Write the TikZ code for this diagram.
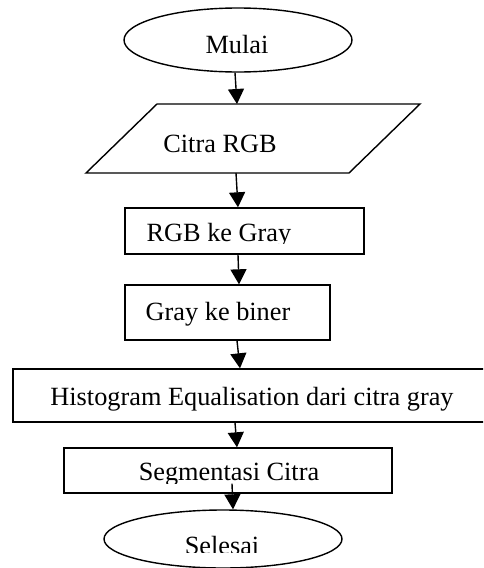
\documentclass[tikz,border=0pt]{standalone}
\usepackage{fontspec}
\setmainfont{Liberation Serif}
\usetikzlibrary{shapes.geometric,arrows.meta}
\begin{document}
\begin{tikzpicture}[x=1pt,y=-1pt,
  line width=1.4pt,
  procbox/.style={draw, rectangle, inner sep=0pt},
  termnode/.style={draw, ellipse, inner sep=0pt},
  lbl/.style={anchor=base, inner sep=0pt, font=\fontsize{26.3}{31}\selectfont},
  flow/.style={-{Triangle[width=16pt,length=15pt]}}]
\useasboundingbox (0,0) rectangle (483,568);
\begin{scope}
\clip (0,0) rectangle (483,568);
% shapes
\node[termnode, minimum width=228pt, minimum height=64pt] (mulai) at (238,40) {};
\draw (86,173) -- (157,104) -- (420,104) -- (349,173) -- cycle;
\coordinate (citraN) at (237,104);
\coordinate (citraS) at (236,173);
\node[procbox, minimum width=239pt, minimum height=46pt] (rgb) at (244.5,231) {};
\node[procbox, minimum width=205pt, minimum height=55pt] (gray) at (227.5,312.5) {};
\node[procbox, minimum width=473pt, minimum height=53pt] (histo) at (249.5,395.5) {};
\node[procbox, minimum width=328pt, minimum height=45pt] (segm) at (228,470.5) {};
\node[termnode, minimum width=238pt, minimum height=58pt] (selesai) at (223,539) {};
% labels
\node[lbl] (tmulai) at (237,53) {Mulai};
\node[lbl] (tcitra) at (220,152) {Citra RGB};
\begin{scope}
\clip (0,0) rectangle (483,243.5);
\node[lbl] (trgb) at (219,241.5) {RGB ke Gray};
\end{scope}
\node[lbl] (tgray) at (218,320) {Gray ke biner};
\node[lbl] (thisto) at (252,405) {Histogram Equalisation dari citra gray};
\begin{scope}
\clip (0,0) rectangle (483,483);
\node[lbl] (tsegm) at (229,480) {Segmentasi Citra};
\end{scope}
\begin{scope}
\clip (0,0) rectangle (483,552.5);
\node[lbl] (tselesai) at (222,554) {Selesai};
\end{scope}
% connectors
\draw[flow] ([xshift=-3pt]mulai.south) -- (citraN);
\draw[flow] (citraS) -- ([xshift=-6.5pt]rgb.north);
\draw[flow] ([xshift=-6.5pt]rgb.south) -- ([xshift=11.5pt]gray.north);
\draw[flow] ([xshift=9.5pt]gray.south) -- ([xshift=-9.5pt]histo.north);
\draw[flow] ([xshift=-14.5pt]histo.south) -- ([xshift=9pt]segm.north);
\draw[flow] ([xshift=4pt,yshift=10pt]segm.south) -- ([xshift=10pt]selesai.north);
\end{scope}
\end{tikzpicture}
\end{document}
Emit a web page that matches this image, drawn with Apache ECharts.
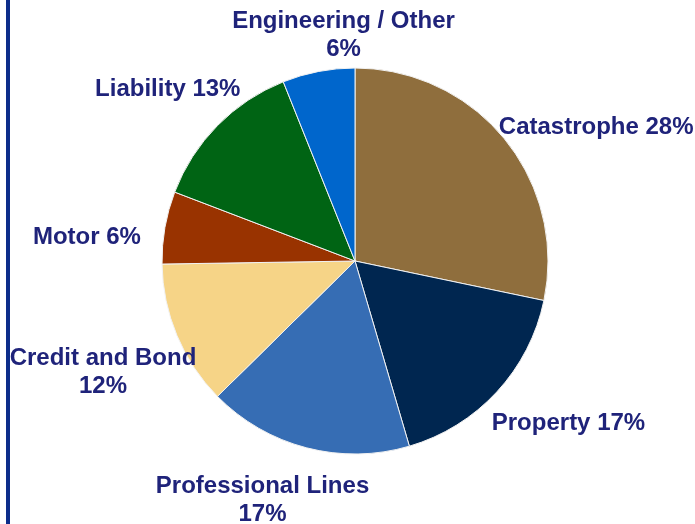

> _Problem_: Quote the material exactly. Pictures stay out.

> _Exercise answer_:
Write the TikZ code for this diagram.
\documentclass[tikz,border=0pt]{standalone}
\usepackage{fontspec}
\setmainfont{Liberation Serif}
\usetikzlibrary{shapes.geometric,arrows.meta}
\begin{document}
\begin{tikzpicture}[x=1pt,y=-1pt,
  line width=1.4pt,
  procbox/.style={draw, rectangle, inner sep=0pt},
  termnode/.style={draw, ellipse, inner sep=0pt},
  lbl/.style={anchor=base, inner sep=0pt, font=\fontsize{26.3}{31}\selectfont},
  flow/.style={-{Triangle[width=16pt,length=15pt]}}]
\useasboundingbox (0,0) rectangle (483,568);
\begin{scope}
\clip (0,0) rectangle (483,568);
% shapes
\node[termnode, minimum width=228pt, minimum height=64pt] (mulai) at (238,40) {};
\draw (86,173) -- (157,104) -- (420,104) -- (349,173) -- cycle;
\coordinate (citraN) at (237,104);
\coordinate (citraS) at (236,173);
\node[procbox, minimum width=239pt, minimum height=46pt] (rgb) at (244.5,231) {};
\node[procbox, minimum width=205pt, minimum height=55pt] (gray) at (227.5,312.5) {};
\node[procbox, minimum width=473pt, minimum height=53pt] (histo) at (249.5,395.5) {};
\node[procbox, minimum width=328pt, minimum height=45pt] (segm) at (228,470.5) {};
\node[termnode, minimum width=238pt, minimum height=58pt] (selesai) at (223,539) {};
% labels
\node[lbl] (tmulai) at (237,53) {Mulai};
\node[lbl] (tcitra) at (220,152) {Citra RGB};
\begin{scope}
\clip (0,0) rectangle (483,243.5);
\node[lbl] (trgb) at (219,241.5) {RGB ke Gray};
\end{scope}
\node[lbl] (tgray) at (218,320) {Gray ke biner};
\node[lbl] (thisto) at (252,405) {Histogram Equalisation dari citra gray};
\begin{scope}
\clip (0,0) rectangle (483,483);
\node[lbl] (tsegm) at (229,480) {Segmentasi Citra};
\end{scope}
\begin{scope}
\clip (0,0) rectangle (483,552.5);
\node[lbl] (tselesai) at (222,554) {Selesai};
\end{scope}
% connectors
\draw[flow] ([xshift=-3pt]mulai.south) -- (citraN);
\draw[flow] (citraS) -- ([xshift=-6.5pt]rgb.north);
\draw[flow] ([xshift=-6.5pt]rgb.south) -- ([xshift=11.5pt]gray.north);
\draw[flow] ([xshift=9.5pt]gray.south) -- ([xshift=-9.5pt]histo.north);
\draw[flow] ([xshift=-14.5pt]histo.south) -- ([xshift=9pt]segm.north);
\draw[flow] ([xshift=4pt,yshift=10pt]segm.south) -- ([xshift=10pt]selesai.north);
\end{scope}
\end{tikzpicture}
\end{document}
Emit a web page that matches this image, drawn with Apache ECharts.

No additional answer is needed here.